To minimize its appearance from key viewing areas in the Columbia River Gorge, the entire structure will be made of concrete that is tinted with a dark gray coloring agent. This will help it blend in with the surrounding basalt formations. In sum, the catchment structure is a unique design, innovative like the HCRH's original construction.
Twin Tunnels Rock Catchment
West Trailhead Open
The first phase of construction of the Senator Mark O. Hatfield West Trailhead has been completed by JAL Construction and the trailhead is open for public use. Visitors will be able to park at the trailhead to hike or bike the five miles of the Historic Columbia River Highway State Trail to the East. Oregon State Park Rangers will be on site to begin management of the facility. Construction will continue on the site as a contractor constructs a visitor contact station with restrooms, a sanitary sewer recirculation filter, and a rock wall overlook.
Rock Quarry Reclamation
Part of the West Trailhead project was the reclamation work to re-grade the abandoned Koberg rock quarry to give it a more natural look and to install a large variety of native plants and natural grass seed. Most of the plants were grown at Milestone Nursery in Lyle, Washington. Ponderosa Pine, Nootka Rose, Red Flowering Currant, Barrett's Penstemon, and Oregon Sunshine are just a few of the plants on site.
The second phase of the West Trailhead project is complete. The abandoned Hanel Quarry, which is just east of the former Koberg Quarry, has been reclaimed. The site will be used for overflow parking for the West Trailhead.
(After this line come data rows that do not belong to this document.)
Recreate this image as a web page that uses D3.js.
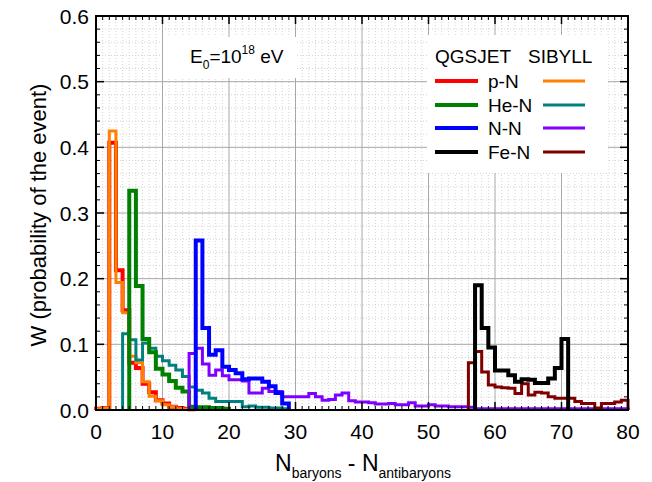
<!DOCTYPE html>
<html>
<head>
<meta charset="utf-8">
<script src="https://cdn.jsdelivr.net/npm/d3@7"></script>
<style>
  body { margin: 0; background: #fff; }
  svg { display: block; font-family: "Liberation Sans", Arial, sans-serif; }
</style>
</head>
<body>
<svg width="652" height="482"></svg>
<script>
const width = 652, height = 482;
const margin = { left: 96, right: 24, top: 16, bottom: 72 };

// histogram bins of width 1: first bin start, then W per bin
const pN_qgs_start = 0;
const pN_qgs = [0.002, 0.003, 0.407, 0.213, 0.152, 0.072, 0.064, 0.040, 0.027, 0.015, 0.010, 0.005, 0.003, 0.002, 0.001];
const pN_sib_start = 0;
const pN_sib = [0.002, 0.003, 0.425, 0.194, 0.148, 0.082, 0.072, 0.043, 0.021, 0.014, 0.008, 0.005, 0.002, 0.001];
const heN_qgs_start = 5;
const heN_qgs = [0.334, 0.189, 0.108, 0.088, 0.063, 0.054, 0.044, 0.034, 0.028, 0.005, 0.004, 0.004, 0.003, 0.003, 0.002];
const heN_sib_start = 4;
const heN_sib = [0.116, 0.107, 0.076, 0.102, 0.094, 0.082, 0.075, 0.068, 0.061, 0.051, 0.035, 0.030, 0.026, 0.018,
  0.013, 0.013, 0.013, 0.013, 0.005, 0.006, 0.004, 0.004, 0.003, 0.003, 0.002];
const nN_qgs_start = 15;
const nN_qgs = [0.258, 0.125, 0.084, 0.091, 0.066, 0.061, 0.056, 0.047, 0.048, 0.048, 0.043, 0.036, 0.026, 0.010];
const nN_sib_start = 14;
const nN_sib = [0.086, 0.094, 0.070, 0.053, 0.061, 0.052, 0.046, 0.046, 0.044, 0.026, 0.026, 0.033, 0.028, 0.028,
  0.020, 0.020, 0.020, 0.020, 0.025, 0.020, 0.015, 0.016, 0.023, 0.026, 0.014, 0.012, 0.012, 0.011, 0.009, 0.009,
  0.010, 0.008, 0.008, 0.011, 0.006, 0.006, 0.008, 0.006, 0.006, 0.005, 0.005, 0.005, 0.004,
  0.002, 0.002, 0.002, 0.002, 0.002, 0.002, 0.002, 0.002, 0.002, 0.002, 0.002, 0.002, 0.002, 0.002, 0.002,
  0.002, 0.002, 0.002, 0.002, 0.002, 0.002, 0.002, 0.002];
const feN_qgs_start = 57;
const feN_qgs = [0.190, 0.125, 0.095, 0.060, 0.060, 0.053, 0.043, 0.047, 0.046, 0.041, 0.041, 0.048, 0.064, 0.108];
const feN_sib_start = 56;
const feN_sib = [0.072, 0.089, 0.058, 0.038, 0.035, 0.034, 0.033, 0.025, 0.040, 0.023, 0.027, 0.026, 0.020, 0.018,
  0.018, 0.018, 0.013, 0.010, 0.010, 0.003, 0.010, 0.010, 0.012, 0.015];

const reactions = ["p-N", "He-N", "N-N", "Fe-N"];
const qgsColors = ["#ff0000", "#008000", "#0000ff", "#000000"];
const sibColors = ["#ff8000", "#008080", "#8000ff", "#800000"];

const xTicks = [0, 10, 20, 30, 40, 50, 60, 70, 80];
const yTicks = [0.0, 0.1, 0.2, 0.3, 0.4, 0.5, 0.6];

// drawing order: later ones on top
const series = [
  { start: pN_qgs_start, values: pN_qgs, color: qgsColors[0], w: 4 },
  { start: pN_sib_start, values: pN_sib, color: sibColors[0], w: 3 },
  { start: heN_sib_start, values: heN_sib, color: sibColors[1], w: 3 },
  { start: heN_qgs_start, values: heN_qgs, color: qgsColors[1], w: 4 },
  { start: nN_sib_start, values: nN_sib, color: sibColors[2], w: 3 },
  { start: nN_qgs_start, values: nN_qgs, color: qgsColors[2], w: 4 },
  { start: feN_sib_start, values: feN_sib, color: sibColors[3], w: 3 },
  { start: feN_qgs_start, values: feN_qgs, color: qgsColors[3], w: 4 }
];

const svg = d3.select("svg");
const x = d3.scaleLinear().domain([0, 80]).range([margin.left, width - margin.right]);
const y = d3.scaleLinear().domain([0, 0.6]).range([height - margin.bottom, margin.top]);
const x0 = x(0), x1 = x(80), y0 = y(0), y1 = y(0.6);

svg.append("rect").attr("width", width).attr("height", height).attr("fill", "#fff");

// minor dotted grid
const grid = svg.append("g");
grid.selectAll("line.mx").data(d3.range(1, 80).filter(d => d % 10 !== 0)).join("line")
  .attr("x1", d => x(d)).attr("x2", d => x(d)).attr("y1", y0).attr("y2", y1)
  .attr("stroke", "#d4d4d4").attr("stroke-dasharray", "1,2");
grid.selectAll("line.my").data(d3.range(1, 30).filter(d => d % 5 !== 0).map(d => d * 0.02)).join("line")
  .attr("x1", x0).attr("x2", x1).attr("y1", d => y(d)).attr("y2", d => y(d))
  .attr("stroke", "#d4d4d4").attr("stroke-dasharray", "1,2");
// major grid
grid.selectAll("line.gx").data(xTicks.slice(1, -1)).join("line")
  .attr("x1", d => x(d)).attr("x2", d => x(d)).attr("y1", y0).attr("y2", y1)
  .attr("stroke", "#a8a8a8").attr("stroke-width", 1);
grid.selectAll("line.gy").data(yTicks.slice(1, -1)).join("line")
  .attr("x1", x0).attr("x2", x1).attr("y1", d => y(d)).attr("y2", d => y(d))
  .attr("stroke", "#a8a8a8").attr("stroke-width", 1);

// histograms as steps
const line = d3.line().x(d => x(d[0])).y(d => y(d[1])).curve(d3.curveStepAfter);
const plot = svg.append("g");
series.forEach(s => {
  const pts = [[s.start, 0]];
  s.values.forEach((v, i) => pts.push([s.start + i, v]));
  pts.push([s.start + s.values.length, 0]);
  plot.append("path").attr("d", line(pts))
    .attr("fill", "none").attr("stroke", s.color).attr("stroke-width", s.w)
    .attr("stroke-linejoin", "miter");
});

// energy label box
const ebox = svg.append("g");
ebox.append("rect").attr("x", 163).attr("y", 37).attr("width", 134).attr("height", 41).attr("fill", "#fff");
const et = ebox.append("text").attr("x", 190).attr("y", 63).attr("font-size", 19).attr("fill", "#000");
et.append("tspan").text("E");
et.append("tspan").attr("font-size", 12).attr("dy", 6).text("0");
et.append("tspan").attr("dy", -6).text("=10");
et.append("tspan").attr("font-size", 12).attr("dy", -9).text("18");
et.append("tspan").attr("dy", 9).text(" eV");

// legend
const lg = svg.append("g");
lg.append("rect").attr("x", 427).attr("y", 35).attr("width", 181).attr("height", 138).attr("fill", "#fff");
lg.append("text").attr("x", 435).attr("y", 63).attr("font-size", 19).text("QGSJET");
lg.append("text").attr("x", 528).attr("y", 63).attr("font-size", 19).text("SIBYLL");
const rowY = [81, 105, 128, 152];
reactions.forEach((r, i) => {
  lg.append("line").attr("x1", 435).attr("x2", 478).attr("y1", rowY[i]).attr("y2", rowY[i])
    .attr("stroke", qgsColors[i]).attr("stroke-width", 4);
  lg.append("text").attr("x", 488).attr("y", rowY[i] + 7).attr("font-size", 19).text(r);
  lg.append("line").attr("x1", 543).attr("x2", 585).attr("y1", rowY[i]).attr("y2", rowY[i])
    .attr("stroke", sibColors[i]).attr("stroke-width", 3);
});

// frame and ticks
const ax = svg.append("g").attr("stroke", "#000");
const xMinor = d3.range(1, 80).filter(d => d % 10 !== 0);
const yMinor = d3.range(1, 30).filter(d => d % 5 !== 0).map(d => d * 0.02);
[[y0, -1], [y1, 1]].forEach(([yy, dir]) => {
  ax.selectAll(null).data(xTicks).join("line")
    .attr("x1", d => x(d)).attr("x2", d => x(d)).attr("y1", yy).attr("y2", yy + dir * 8).attr("stroke-width", 1.5);
  ax.selectAll(null).data(xMinor).join("line")
    .attr("x1", d => x(d)).attr("x2", d => x(d)).attr("y1", yy).attr("y2", yy + dir * 4).attr("stroke-width", 1);
});
[[x0, 1], [x1, -1]].forEach(([xx, dir]) => {
  ax.selectAll(null).data(yTicks).join("line")
    .attr("y1", d => y(d)).attr("y2", d => y(d)).attr("x1", xx).attr("x2", xx + dir * 8).attr("stroke-width", 1.5);
  ax.selectAll(null).data(yMinor).join("line")
    .attr("y1", d => y(d)).attr("y2", d => y(d)).attr("x1", xx).attr("x2", xx + dir * 4).attr("stroke-width", 1);
});
svg.append("rect").attr("x", x0).attr("y", y1).attr("width", x1 - x0).attr("height", y0 - y1)
  .attr("fill", "none").attr("stroke", "#000").attr("stroke-width", 2);

// tick labels
svg.append("g").selectAll("text").data(xTicks).join("text")
  .attr("x", d => x(d)).attr("y", 439).attr("text-anchor", "middle").attr("font-size", 21)
  .text(d => d);
svg.append("g").selectAll("text").data(yTicks).join("text")
  .attr("x", 89).attr("y", d => y(d) + 7.5).attr("text-anchor", "end").attr("font-size", 21)
  .text(d => d.toFixed(1));

// axis titles
svg.append("text").attr("transform", "translate(38,215) rotate(-90)")
  .attr("text-anchor", "middle").attr("dy", "0.35em").attr("font-size", 22)
  .text("W (probability of the event)");
const xt = svg.append("text").attr("x", 363).attr("y", 471).attr("text-anchor", "middle").attr("font-size", 23);
xt.append("tspan").text("N");
xt.append("tspan").attr("font-size", 14).attr("dy", 7).text("baryons");
xt.append("tspan").attr("dy", -7).text(" - N");
xt.append("tspan").attr("font-size", 14).attr("dy", 7).text("antibaryons");
</script>
</body>
</html>
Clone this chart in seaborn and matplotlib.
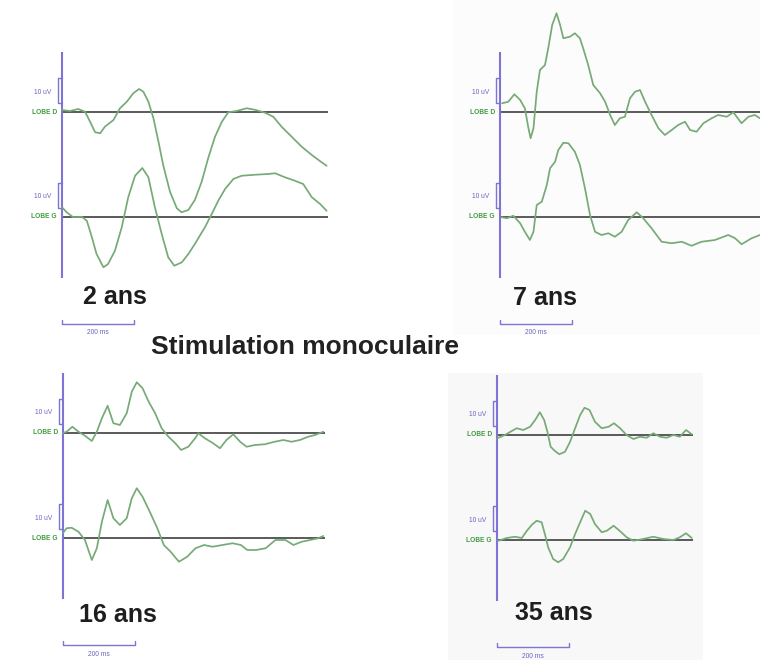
import numpy as np
import pandas as pd
import matplotlib
matplotlib.use("Agg")
import matplotlib.pyplot as plt
from matplotlib.patches import Rectangle
import seaborn as sns

sns.set_theme(style="white")
plt.rcParams['font.family'] = ['Liberation Sans', 'DejaVu Sans']

# ---------------- data (time in ms, amplitude in uV) ----------------
TITLE = "Stimulation monoculaire"
AGES = ["2 ans", "7 ans", "16 ans", "35 ans"]
LEADS = ["LOBE D", "LOBE G"]
SCALE_UV_LABEL = "10 uV"
SCALE_MS_LABEL = "200 ms"
SCALE_UV = 10
SCALE_MS = 200
WINDOW_MS = [740, 740, 728, 545]

T1_D = [0, 22, 45, 64, 78, 92, 106, 119, 143, 161, 180, 198, 214, 226, 240, 254, 268, 281, 300, 319,
        332, 351, 369, 388, 406, 425, 444, 462, 485, 513, 536, 564, 587, 610, 638, 666, 694, 721, 735]
V1_D = [0.8, 0.4, 1.2, 0.1, -3.9, -8.1, -8.5, -5.9, -3.2, 1.5, 4.1, 7.5, 9.2, 8.1, 4.1, -2.5, -11.9, -21.2, -31.9, -38.5,
        -40.1, -39.2, -35.2, -27.9, -18.5, -9.9, -3.9, -0.1, 0.4, 1.5, 0.9, -0.3, -1.9, -5.9, -9.9, -13.9, -17.2, -20.1, -21.5]
T1_G = [0, 13, 31, 55, 69, 83, 96, 115, 128, 147, 166, 184, 203, 223, 240, 258, 277, 295, 312, 333,
        351, 369, 397, 416, 434, 453, 476, 499, 536, 573, 592, 619, 647, 670, 694, 717, 735]
V1_G = [3.9, 1.9, -0.1, 0.1, -1.5, -8.1, -14.8, -20.1, -18.8, -13.5, -4.1, 7.9, 16.5, 19.6, 15.9, 3.9, -6.8, -16.1, -19.5, -18.1,
        -14.8, -10.8, -4.1, 1.2, 6.5, 11.2, 15.2, 16.5, 16.9, 17.2, 17.5, 15.9, 14.5, 13.2, 7.9, 5.2, 2.5]

T2_D = [6, 23, 40, 56, 69, 79, 85, 93, 102, 111, 125, 134, 145, 157, 167, 176, 194, 208, 222, 231,
        245, 259, 278, 292, 306, 319, 333, 347, 361, 375, 389, 403, 421, 440, 458, 477, 495, 514, 528, 546,
        565, 588, 606, 630, 648, 671, 690, 708, 722]
V2_D = [3.5, 4.1, 7.1, 4.8, 1.5, -6.5, -10.5, -6.5, 8.1, 16.8, 18.8, 25.5, 34.8, 39.5, 34.8, 29.5, 30.1, 31.5, 29.5, 25.5,
        18.8, 10.8, 7.5, 4.1, -1.2, -5.2, -2.5, -1.9, 5.5, 8.1, 8.8, 4.1, -1.2, -6.5, -9.2, -7.2, -5.2, -3.9, -7.2, -7.9,
        -4.5, -2.5, -1.2, -1.9, -0.1, -4.5, -1.9, -1.2, -2.5]
T2_G = [5, 19, 37, 56, 69, 83, 93, 102, 116, 130, 139, 153, 162, 176, 190, 208, 222, 236, 250, 264,
        282, 301, 319, 338, 356, 380, 398, 421, 449, 477, 505, 532, 560, 597, 634, 653, 671, 699, 722]
V2_G = [-0.1, -0.5, 0.5, -2.5, -5.9, -9.2, -5.9, 4.8, 6.1, 12.8, 19.5, 22.1, 26.8, 29.7, 29.5, 26.1, 20.8, 11.5, 0.8, -5.9,
        -7.2, -6.5, -7.9, -5.9, -1.2, 1.9, -0.5, -4.5, -9.9, -10.5, -9.9, -11.5, -9.9, -9.2, -7.2, -8.5, -10.9, -8.5, -7.2]

T3_D = [0, 10, 26, 43, 61, 80, 94, 108, 124, 140, 158, 177, 191, 205, 221, 238, 256, 274, 293, 312,
        328, 348, 367, 376, 394, 417, 436, 454, 473, 492, 510, 533, 561, 588, 612, 635, 658, 681, 700, 723]
V3_D = [0, 0.5, 2.5, 0.5, -1.1, -3.2, 0.5, 5.9, 10.9, 3.9, 3.2, 7.9, 16.5, 20.3, 17.9, 12.5, 7.9, 1.9, -1.5, -4.1,
        -6.8, -5.5, -2.1, -0.1, -2.1, -4.1, -6.1, -2.8, -0.5, -3.5, -5.5, -4.8, -4.5, -3.5, -2.8, -3.5, -2.8, -1.5, -0.8, 0.5]
T3_G = [0, 10, 24, 43, 61, 80, 94, 108, 124, 140, 158, 177, 191, 205, 221, 243, 262, 280, 299, 322,
        345, 368, 392, 415, 443, 471, 494, 512, 536, 563, 590, 618, 640, 663, 686, 709, 723]
V3_G = [2.0, 3.9, 4.1, 2.5, -0.8, -8.8, -4.1, 6.5, 15.2, 7.9, 5.2, 7.9, 15.9, 19.9, 16.5, 9.9, 3.9, -2.8, -5.5, -9.5,
        -7.5, -4.1, -2.8, -3.5, -2.8, -2.1, -2.8, -4.8, -4.8, -4.1, -0.8, -0.8, -2.8, -1.5, -0.8, -0.1, 0.8]

T4_D = [0, 4, 22, 41, 55, 73, 92, 106, 119, 131, 140, 149, 161, 173, 189, 203, 217, 231, 243, 257,
        272, 291, 310, 325, 342, 360, 379, 397, 416, 434, 453, 471, 490, 508, 525, 541]
V4_D = [-1.5, -1.1, 0, 1.6, 2.7, 2.0, 3.3, 6.0, 9.1, 6.0, 1.3, -4.7, -6.4, -7.7, -6.7, -2.7, 2.7, 8.0, 10.9, 10.0,
        5.3, 2.7, 3.3, 4.7, 2.7, 0, -1.6, -0.7, -1.1, 0.7, -0.7, -1.1, 0, -0.7, 2.0, 0.3]
T4_G = [4, 27, 50, 69, 83, 97, 110, 124, 133, 142, 156, 170, 184, 203, 217, 231, 245, 259, 272, 291,
        305, 324, 342, 360, 379, 406, 434, 462, 490, 508, 525, 541]
V4_G = [-0.3, 0.8, 1.3, 0.8, 3.7, 6.1, 7.7, 7.1, 2.4, -2.9, -7.6, -8.9, -7.6, -2.9, 2.4, 7.1, 11.7, 10.4, 6.4, 3.1,
        3.7, 5.7, 3.5, 1.1, -0.3, 0.4, 1.3, 0.4, 0, 1.1, 2.7, 0.8]

TRACES = {
    ("2 ans", "LOBE D"): (T1_D, V1_D), ("2 ans", "LOBE G"): (T1_G, V1_G),
    ("7 ans", "LOBE D"): (T2_D, V2_D), ("7 ans", "LOBE G"): (T2_G, V2_G),
    ("16 ans", "LOBE D"): (T3_D, V3_D), ("16 ans", "LOBE G"): (T3_G, V3_G),
    ("35 ans", "LOBE D"): (T4_D, V4_D), ("35 ans", "LOBE G"): (T4_G, V4_G),
}
rows = []
for (age, lead), (ts, vs) in TRACES.items():
    for t, v in zip(ts, vs):
        rows.append({"age": age, "lead": lead, "ms": t, "uV": v})
df = pd.DataFrame(rows)

# ---------------- layout ----------------
W, H = 760, 660
PX_PER_MS = 0.36
PX_PER_UV = 2.5
LEAD_OFFSET = {"LOBE D": 0.0, "LOBE G": -42.0}
ORIGINS = [(62, 112), (500, 112), (63, 433), (497, 435)]   # pixel position of (0 ms, LOBE D baseline)
AGE_POS = [(58, -74), (36, -74.4), (44, -72.8), (50, -71.2)]
BOXES = [None, (-130, 722, -89, 45, "#fcfcfc"), None, (-136, 572, -90, 25, "#f8f8f8")]

TRACE_C = "#76aa76"
BASE_C = "#4d4d4d"
AXIS_C = "#7d74d4"
SCALE_TXT_C = "#6a63c4"
LEAD_TXT_C = "#3f9a3f"

fig = plt.figure(figsize=(W / 100, H / 100), dpi=100)
fig.patch.set_facecolor("white")

for i, age in enumerate(AGES):
    x0, yb = ORIGINS[i]
    ax = fig.add_axes([0, 0, 1, 1])
    ax.set_xlim(-x0 / PX_PER_MS, (W - x0) / PX_PER_MS)
    ax.set_ylim(-(H - yb) / PX_PER_UV, yb / PX_PER_UV)
    ax.axis("off")
    ax.patch.set_alpha(0)

    if BOXES[i] is not None:
        bx0, bx1, by0, by1, bc = BOXES[i]
        ax.add_patch(Rectangle((bx0, by0), bx1 - bx0, by1 - by0, facecolor=bc,
                               edgecolor="none", zorder=0))

    # vertical axis line
    ax.vlines(0, -66.4, 24, color=AXIS_C, lw=1.5, zorder=2)

    for lead in LEADS:
        off = LEAD_OFFSET[lead]
        sub = df[(df.age == age) & (df.lead == lead)].copy()
        sub["y"] = sub["uV"] + off
        ax.hlines(off, 0, WINDOW_MS[i], color=BASE_C, lw=1.3, zorder=1)
        sns.lineplot(data=sub, x="ms", y="y", ax=ax, color=TRACE_C, lw=1.25,
                     estimator=None, sort=False, legend=False, zorder=3)
        # 10 uV calibration bracket
        lo, hi = off + 3.6, off + 3.6 + SCALE_UV
        ax.plot([0, -10, -10, 0], [lo, lo, hi, hi], color=AXIS_C, lw=1.0, zorder=2)
        ax.text(-30, off + 8, SCALE_UV_LABEL, ha="right", va="center",
                fontsize=4.8, color=SCALE_TXT_C)
        ax.text(-14, off, lead, ha="right", va="center", fontsize=4.8,
                color=LEAD_TXT_C, fontweight="bold")

    # age label
    ax.text(AGE_POS[i][0], AGE_POS[i][1], age, ha="left", va="center",
            fontsize=18, fontweight="bold", color="#1e1e1e")

    # 200 ms time bar
    yb_bar = -84.6
    ax.plot([0, 0, SCALE_MS, SCALE_MS], [yb_bar + 1.6, yb_bar, yb_bar, yb_bar + 1.6],
            color=AXIS_C, lw=1.0)
    ax.text(SCALE_MS / 2, yb_bar - 3.8, SCALE_MS_LABEL, ha="center", va="center",
            fontsize=4.8, color=SCALE_TXT_C)

sns.despine(fig=fig, left=True, bottom=True)
fig.text(305 / W, 1 - 347 / H, TITLE, ha="center", va="center",
         fontsize=19, fontweight="bold", color="#222222")

fig.savefig("out.png", dpi=100, facecolor="white")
Oregon 35-to-Mosier Historic Roadway Features Restored
Construction is complete on this project to repair all the historic roadway features and pavement on the Historic Columbia River Highway between Hood River and Mosier. The work included repairing and rebuilding of the rock walls and guardrails. Due to lack of funds, the area between Oregon 35 and the West Trailhead will not receive a pavement overlay.